Meyer also said while he hasn’t “scrutinized’’ the issue as deeply as others, it’s a “fair question’’ to ask his primary opponent how she could sign off on finance reports that year after year did not properly disclose what she now says were loans.

“Today, there’s historic levels of mistrust in government and historical levels of mistrust in elected officials and the only solution to address that mistrust is honesty and transparency,” Meyer said.

“Transparency means providing answers and Delawareans, including me, have a lot more questions than answers right now regarding this situation.”

Julianne Murray, who heads the state Republican Party and ran against Carney in 2020, said she and others were caught off guard when Hall-Long suddenly stopped raising money for her nascent campaign and announced a review of her finances.

“Everybody was surprised and intrigued by that,” Murray said. “You know, why wasn’t that taken care of before you announced?”

Murray joined others who say the audit should be released.

“If there’s no issues there, if all you needed to do was amend the reports, why not put out the audit findings,’’ Murray said. “Because she is not putting out the audit report, the people are starting to go, ‘Well, wait a minute. Why not?’ There’s only so much that endorsements and people saying there’s nothing to see here will carry the day with everyday Delawareans. I  think it’s hurting her.”

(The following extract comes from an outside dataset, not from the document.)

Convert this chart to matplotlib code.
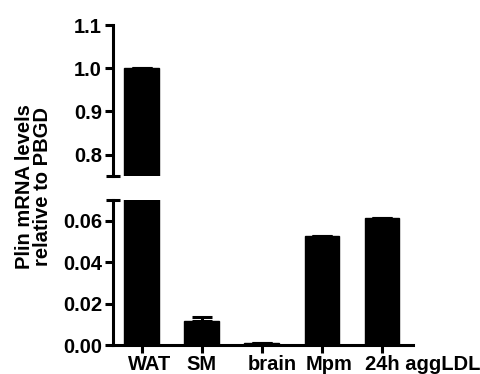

Neither House Speaker Valerie Longhurst, who has endorsed Hall-Long, nor Senate President Pro Tem Dave Sokola, who served with her in the Senate but has not made an endorsement, responded to requests for comment.

Yet more than a dozen Democratic lawmakers publicly announced their support for her candidacy in recent weeks, albeit without mentioning the questions about her campaign finances.

State Sen. Stephanie Hansen, who also represents the Middletown area, told WHYY News she believes her friend and her husband made honest mistakes and is giving them the benefit of the doubt. She said the state’s campaign finance reporting system can be confusing.

“If this was an honest mistake compounded over the years, I can see how the final number of the amount that has been mischaracterized is going to be very large,” Hansen said.

Hansen said that even though she properly disclosed a loan to one of her campaigns, she can see how Hall-Long might have erred.

“I think they were just thinking of it as an expense,’’ Hansen said of Hall-Long paying for a television ad with her credit card. That’s where it becomes a judgment call and a wrong one if you decide, ‘Oh, that’s an expenditure, not a loan.”

Snyder-Hall said that regardless of how one views Hall-Long’s actions, it has definitely generated voter interest in a primary election that’s still 10 months away in a state where even gubernatorial races usually don’t heat up until the summer. She also said the controversy could be a pivotal factor.

“I guess voters have to decide,’’ the Common Cause director said, “whether they think this is something that was an unfortunate oversight or if it was something else.”